Regulatory Practices. Further, with respect to transparency, the Trade Act
includes a principal negotiating objective on regulatory practices, addressing the use of
government practices to provide a competitive advantage for domestic producers, service
providers, or investors. The goal of this provision is to lessen the use of regulations for
the purpose of reducing market access for U.S. goods, services or investments. This
objective calls for U.S. negotiators “to achieve increased transparency and opportunity for
the participation of affected parties in the development of regulations” (Section

2102(b)(8)). Such an approach seemingly would benefit both environmental interests and



U.S. business. Additionally, the objective is “to require that proposed regulations be based
on sound science, cost-benefit analyses, risk assessment, or other objective evidence.” The
inclusion of this objective drew some criticism from environmental groups that called for
language that would protect the ability of federal, state, and local governments to take
precautionary measures against risks in cases where scientific or other knowledge may be
suggestive but incomplete. However, proponents of the objective argued that, on the other
hand, without such disciplines, regulations can too easily be used to create barriers to
trade.
Promotion of Certain Priorities. In addition to negotiating objectives, the
Trade Act requires the President to promote certain priorities “in order to address and
maintain U.S. competitiveness in the global economy” (Section 2102(c)). The Senate
Finance Committee report accompanying H.R. 3005 (S. Rept. 107-139), explained that
the priorities are not negotiating objectives themselves, but that they “should inform trade15
negotiations or be pursued parallel to trade negotiations.”
Among these priorities, the Act contains several environment-relevant provisions.
Specifically, the President must: (1) seek to establish consultative mechanisms to
strengthen U.S. trading partners’ capacity to develop and implement standards for
protecting the environment and human health based on sound science, and to report to the
House Committee on Ways and Means and the Senate Committee on Finance; (2) conduct
environmental reviews of trade and investment agreements, consistent with Executive16
Order 13141, and report to the House Committee on Ways and Means and the Senate
Committee on Finance; (3) take into account other legitimate U.S. domestic objectives
including the protection of legitimate health or safety interests and related laws and
regulations; and (4) continue to promote consideration of multilateral environmental
agreements (MEAs) and consult with parties to MEAs regarding the consistency of an
MEA containing trade measures with existing environmental exceptions under the GATT.
In general, the trade negotiating authority provided under the 2002 Trade Act
addresses environmental concerns to an unprecedented degree, reflecting the evolving
attention to the potential interconnections between trade liberalization and environmental
quality and protection efforts. Nonetheless, the Act falls short of the environmental
objectives that some Members and interest groups sought. While it is uncertain how the
new environment-related objectives may inform trade negotiations during the next several
years, it seems likely that the debate on how to address environmental issues in trade
negotiations and TPA legislation will continue.

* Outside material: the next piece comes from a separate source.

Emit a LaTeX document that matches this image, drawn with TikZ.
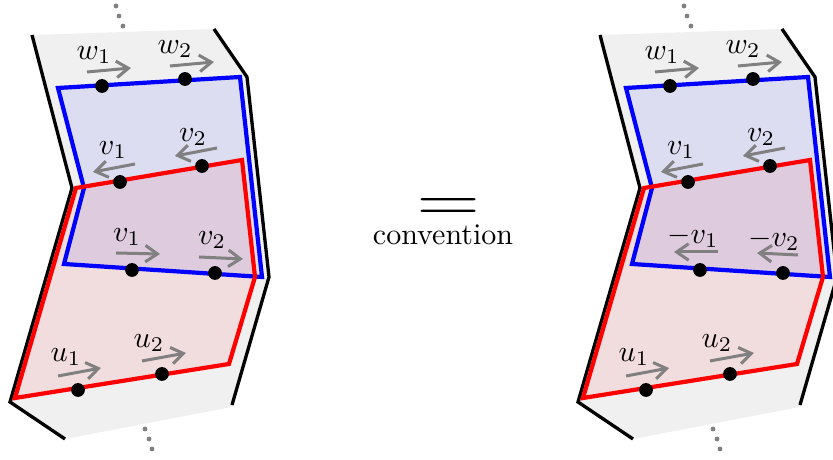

Outcomes of investor-state disputes
involving challenges to environmental measures may be particularly informative for
future TPA deliberations.


15 U.S. Senate. Bipartisan Trade Promotion Authority Act of 2002. Report to accompany H.R.

3005. S.Rept. 107-139. Feb. 28, 2002. p. 8.


16 E.O. 13141, issued by President Clinton in November 1999, commits the United States to “a
policy of careful assessment and consideration of the environmental impacts of trade agreements
and to factor environmental considerations into the development of its negotiating objectives.”